**What is asked:** Would you retype, exactly and without the pictures, the lines between the line holding "Output the LaTeX" and the line holding "fill=cellcyan] (neg) at", inclusive, and nothing else?

=== Record list ===

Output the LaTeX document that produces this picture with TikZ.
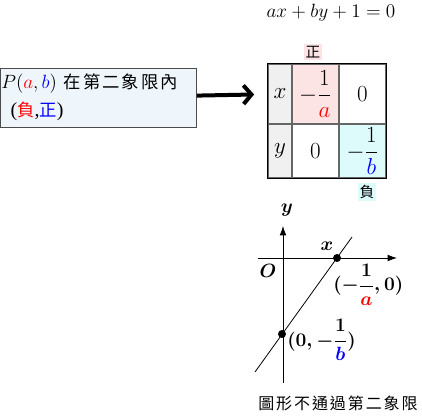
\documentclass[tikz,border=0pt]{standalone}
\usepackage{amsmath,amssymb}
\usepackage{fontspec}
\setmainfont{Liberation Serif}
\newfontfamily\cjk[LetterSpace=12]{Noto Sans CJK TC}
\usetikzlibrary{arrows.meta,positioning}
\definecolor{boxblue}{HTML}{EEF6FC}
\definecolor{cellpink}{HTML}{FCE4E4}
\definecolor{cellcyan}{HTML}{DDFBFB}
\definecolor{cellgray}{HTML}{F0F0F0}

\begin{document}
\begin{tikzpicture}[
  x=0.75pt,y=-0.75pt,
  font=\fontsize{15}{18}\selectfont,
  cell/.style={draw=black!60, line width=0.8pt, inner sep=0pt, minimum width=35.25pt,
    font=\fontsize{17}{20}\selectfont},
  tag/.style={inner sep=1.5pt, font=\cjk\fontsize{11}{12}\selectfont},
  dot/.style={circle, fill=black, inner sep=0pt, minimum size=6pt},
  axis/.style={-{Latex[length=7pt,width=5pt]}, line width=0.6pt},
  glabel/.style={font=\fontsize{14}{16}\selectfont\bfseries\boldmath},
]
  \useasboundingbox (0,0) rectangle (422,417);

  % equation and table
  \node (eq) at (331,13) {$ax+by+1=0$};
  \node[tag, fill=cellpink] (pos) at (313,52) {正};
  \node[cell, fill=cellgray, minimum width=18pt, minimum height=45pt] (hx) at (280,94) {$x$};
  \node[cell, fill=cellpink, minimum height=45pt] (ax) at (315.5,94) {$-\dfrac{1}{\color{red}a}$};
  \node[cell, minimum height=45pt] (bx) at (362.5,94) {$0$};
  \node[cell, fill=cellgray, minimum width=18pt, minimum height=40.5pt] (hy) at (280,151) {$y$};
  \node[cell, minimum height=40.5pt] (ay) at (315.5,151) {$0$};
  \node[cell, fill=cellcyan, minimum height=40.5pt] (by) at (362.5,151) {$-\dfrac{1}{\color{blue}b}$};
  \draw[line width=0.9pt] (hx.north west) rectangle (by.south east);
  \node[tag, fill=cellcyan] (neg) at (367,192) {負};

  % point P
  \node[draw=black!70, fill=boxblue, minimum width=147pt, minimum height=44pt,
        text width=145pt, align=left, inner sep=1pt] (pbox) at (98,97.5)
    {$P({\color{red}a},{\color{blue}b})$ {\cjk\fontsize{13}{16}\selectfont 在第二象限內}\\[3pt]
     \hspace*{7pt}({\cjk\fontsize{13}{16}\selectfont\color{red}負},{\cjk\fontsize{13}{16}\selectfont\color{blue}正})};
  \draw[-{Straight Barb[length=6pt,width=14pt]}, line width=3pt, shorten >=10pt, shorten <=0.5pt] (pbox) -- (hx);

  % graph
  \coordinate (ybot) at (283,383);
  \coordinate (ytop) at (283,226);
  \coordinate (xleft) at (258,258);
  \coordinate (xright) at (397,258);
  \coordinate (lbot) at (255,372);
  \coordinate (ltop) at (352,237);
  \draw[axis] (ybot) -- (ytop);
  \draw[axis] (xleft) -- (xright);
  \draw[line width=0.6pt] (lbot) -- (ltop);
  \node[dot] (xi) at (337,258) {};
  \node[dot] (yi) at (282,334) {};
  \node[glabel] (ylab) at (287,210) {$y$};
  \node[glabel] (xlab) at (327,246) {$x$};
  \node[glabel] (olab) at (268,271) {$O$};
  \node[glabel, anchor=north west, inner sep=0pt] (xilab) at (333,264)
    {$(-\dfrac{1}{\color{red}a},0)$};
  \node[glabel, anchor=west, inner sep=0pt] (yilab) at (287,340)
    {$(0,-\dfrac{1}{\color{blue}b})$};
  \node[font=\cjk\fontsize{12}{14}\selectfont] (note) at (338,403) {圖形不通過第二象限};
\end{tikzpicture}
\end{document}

===
=== Record list ===

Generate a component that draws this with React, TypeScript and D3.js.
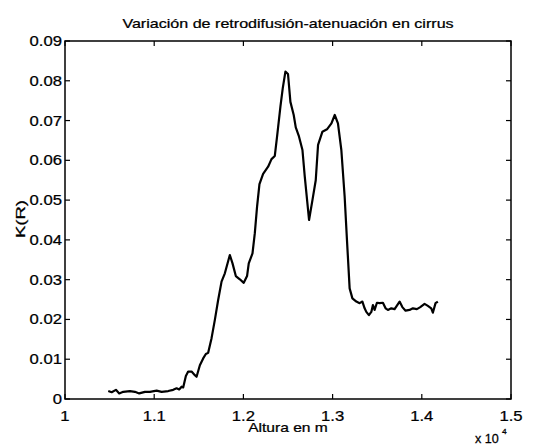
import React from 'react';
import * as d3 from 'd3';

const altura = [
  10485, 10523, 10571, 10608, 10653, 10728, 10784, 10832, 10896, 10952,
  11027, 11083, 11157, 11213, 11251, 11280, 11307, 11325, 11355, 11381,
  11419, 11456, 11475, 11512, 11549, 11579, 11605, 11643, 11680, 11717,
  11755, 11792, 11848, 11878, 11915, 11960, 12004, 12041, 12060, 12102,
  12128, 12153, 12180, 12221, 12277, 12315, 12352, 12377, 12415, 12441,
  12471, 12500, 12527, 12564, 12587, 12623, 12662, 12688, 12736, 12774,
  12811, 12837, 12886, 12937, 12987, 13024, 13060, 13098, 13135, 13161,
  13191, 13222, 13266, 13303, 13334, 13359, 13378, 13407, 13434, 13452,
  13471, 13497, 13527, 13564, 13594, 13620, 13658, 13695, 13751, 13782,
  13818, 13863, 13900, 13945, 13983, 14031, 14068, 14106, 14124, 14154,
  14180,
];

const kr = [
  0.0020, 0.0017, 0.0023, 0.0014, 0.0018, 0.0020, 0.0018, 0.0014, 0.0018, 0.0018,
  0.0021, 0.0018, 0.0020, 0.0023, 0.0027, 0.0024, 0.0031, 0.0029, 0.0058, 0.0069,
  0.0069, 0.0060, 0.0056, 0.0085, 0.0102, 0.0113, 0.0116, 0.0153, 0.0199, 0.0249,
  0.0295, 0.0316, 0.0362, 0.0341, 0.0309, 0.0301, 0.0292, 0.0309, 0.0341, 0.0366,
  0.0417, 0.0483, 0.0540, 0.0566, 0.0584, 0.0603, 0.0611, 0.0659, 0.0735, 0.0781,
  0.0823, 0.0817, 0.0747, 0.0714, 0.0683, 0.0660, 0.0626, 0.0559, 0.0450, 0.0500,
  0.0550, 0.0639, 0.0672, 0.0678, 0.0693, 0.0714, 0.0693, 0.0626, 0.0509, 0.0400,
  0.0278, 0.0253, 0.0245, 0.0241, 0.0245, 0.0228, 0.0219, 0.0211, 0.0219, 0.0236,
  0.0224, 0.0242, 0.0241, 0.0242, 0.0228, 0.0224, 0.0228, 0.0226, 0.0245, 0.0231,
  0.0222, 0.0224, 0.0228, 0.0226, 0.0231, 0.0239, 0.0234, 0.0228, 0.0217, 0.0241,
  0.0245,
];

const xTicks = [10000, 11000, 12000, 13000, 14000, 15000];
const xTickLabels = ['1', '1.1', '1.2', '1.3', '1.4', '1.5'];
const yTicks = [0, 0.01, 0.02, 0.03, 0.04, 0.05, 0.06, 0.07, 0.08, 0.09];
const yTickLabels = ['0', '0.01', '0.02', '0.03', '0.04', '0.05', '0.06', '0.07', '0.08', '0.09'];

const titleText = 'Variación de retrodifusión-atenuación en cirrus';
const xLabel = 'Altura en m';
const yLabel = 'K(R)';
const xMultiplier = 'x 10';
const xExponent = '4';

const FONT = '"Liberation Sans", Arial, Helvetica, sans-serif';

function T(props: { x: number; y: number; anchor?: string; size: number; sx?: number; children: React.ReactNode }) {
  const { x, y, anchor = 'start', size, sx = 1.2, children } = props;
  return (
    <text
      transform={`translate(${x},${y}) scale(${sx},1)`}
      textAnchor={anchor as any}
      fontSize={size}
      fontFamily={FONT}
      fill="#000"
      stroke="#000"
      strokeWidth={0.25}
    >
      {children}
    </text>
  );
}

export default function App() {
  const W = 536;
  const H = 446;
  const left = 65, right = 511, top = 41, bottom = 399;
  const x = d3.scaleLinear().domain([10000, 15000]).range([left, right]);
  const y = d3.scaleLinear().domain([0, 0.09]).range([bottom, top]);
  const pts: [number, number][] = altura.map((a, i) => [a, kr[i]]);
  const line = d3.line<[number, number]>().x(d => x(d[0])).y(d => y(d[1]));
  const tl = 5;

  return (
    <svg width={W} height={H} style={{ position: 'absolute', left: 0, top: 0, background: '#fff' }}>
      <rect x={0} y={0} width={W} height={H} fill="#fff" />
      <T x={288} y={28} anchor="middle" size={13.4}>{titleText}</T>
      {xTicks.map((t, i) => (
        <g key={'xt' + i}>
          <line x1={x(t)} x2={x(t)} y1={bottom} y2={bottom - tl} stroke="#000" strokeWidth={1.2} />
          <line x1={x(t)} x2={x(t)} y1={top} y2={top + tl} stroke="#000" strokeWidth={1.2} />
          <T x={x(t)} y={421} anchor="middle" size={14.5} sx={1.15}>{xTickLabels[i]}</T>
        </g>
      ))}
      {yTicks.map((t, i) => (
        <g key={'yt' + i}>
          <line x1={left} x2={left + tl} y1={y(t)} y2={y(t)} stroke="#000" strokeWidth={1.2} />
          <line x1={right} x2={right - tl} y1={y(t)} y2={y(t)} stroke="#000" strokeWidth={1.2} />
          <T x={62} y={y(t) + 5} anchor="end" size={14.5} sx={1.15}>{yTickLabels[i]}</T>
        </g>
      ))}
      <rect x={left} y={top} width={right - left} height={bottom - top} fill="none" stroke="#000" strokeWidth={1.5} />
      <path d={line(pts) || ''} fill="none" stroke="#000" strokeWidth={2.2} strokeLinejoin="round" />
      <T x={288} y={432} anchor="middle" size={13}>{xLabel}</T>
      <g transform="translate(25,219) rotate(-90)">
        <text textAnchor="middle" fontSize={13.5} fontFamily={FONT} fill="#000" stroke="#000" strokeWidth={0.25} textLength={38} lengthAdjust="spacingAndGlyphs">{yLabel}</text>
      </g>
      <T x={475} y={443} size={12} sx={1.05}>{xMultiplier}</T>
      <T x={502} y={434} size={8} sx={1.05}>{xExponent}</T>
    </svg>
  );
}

===
=== Record list ===

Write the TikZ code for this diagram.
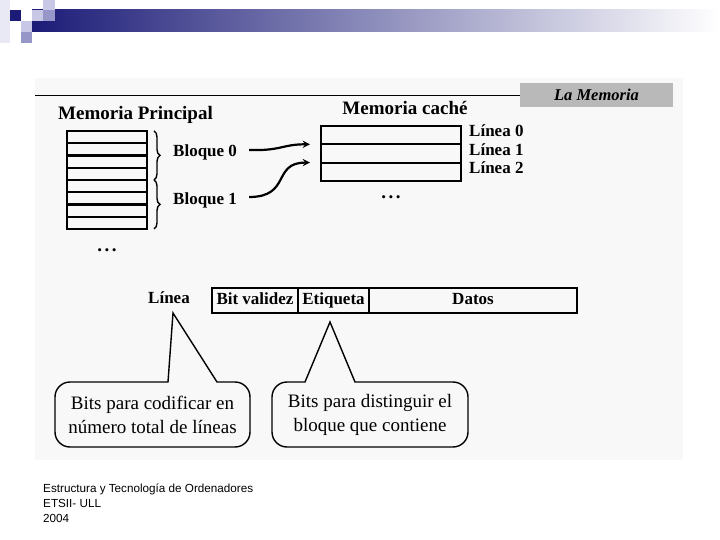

===

**Full solution:**
Output the LaTeX document that produces this picture with TikZ.
\documentclass[tikz,border=0pt]{standalone}
\usepackage{amsmath,amssymb}
\usepackage{fontspec}
\setmainfont{Liberation Serif}
\newfontfamily\cjk[LetterSpace=12]{Noto Sans CJK TC}
\usetikzlibrary{arrows.meta,positioning}
\definecolor{boxblue}{HTML}{EEF6FC}
\definecolor{cellpink}{HTML}{FCE4E4}
\definecolor{cellcyan}{HTML}{DDFBFB}
\definecolor{cellgray}{HTML}{F0F0F0}

\begin{document}
\begin{tikzpicture}[
  x=0.75pt,y=-0.75pt,
  font=\fontsize{15}{18}\selectfont,
  cell/.style={draw=black!60, line width=0.8pt, inner sep=0pt, minimum width=35.25pt,
    font=\fontsize{17}{20}\selectfont},
  tag/.style={inner sep=1.5pt, font=\cjk\fontsize{11}{12}\selectfont},
  dot/.style={circle, fill=black, inner sep=0pt, minimum size=6pt},
  axis/.style={-{Latex[length=7pt,width=5pt]}, line width=0.6pt},
  glabel/.style={font=\fontsize{14}{16}\selectfont\bfseries\boldmath},
]
  \useasboundingbox (0,0) rectangle (422,417);

  % equation and table
  \node (eq) at (331,13) {$ax+by+1=0$};
  \node[tag, fill=cellpink] (pos) at (313,52) {正};
  \node[cell, fill=cellgray, minimum width=18pt, minimum height=45pt] (hx) at (280,94) {$x$};
  \node[cell, fill=cellpink, minimum height=45pt] (ax) at (315.5,94) {$-\dfrac{1}{\color{red}a}$};
  \node[cell, minimum height=45pt] (bx) at (362.5,94) {$0$};
  \node[cell, fill=cellgray, minimum width=18pt, minimum height=40.5pt] (hy) at (280,151) {$y$};
  \node[cell, minimum height=40.5pt] (ay) at (315.5,151) {$0$};
  \node[cell, fill=cellcyan, minimum height=40.5pt] (by) at (362.5,151) {$-\dfrac{1}{\color{blue}b}$};
  \draw[line width=0.9pt] (hx.north west) rectangle (by.south east);
  \node[tag, fill=cellcyan] (neg) at (367,192) {負};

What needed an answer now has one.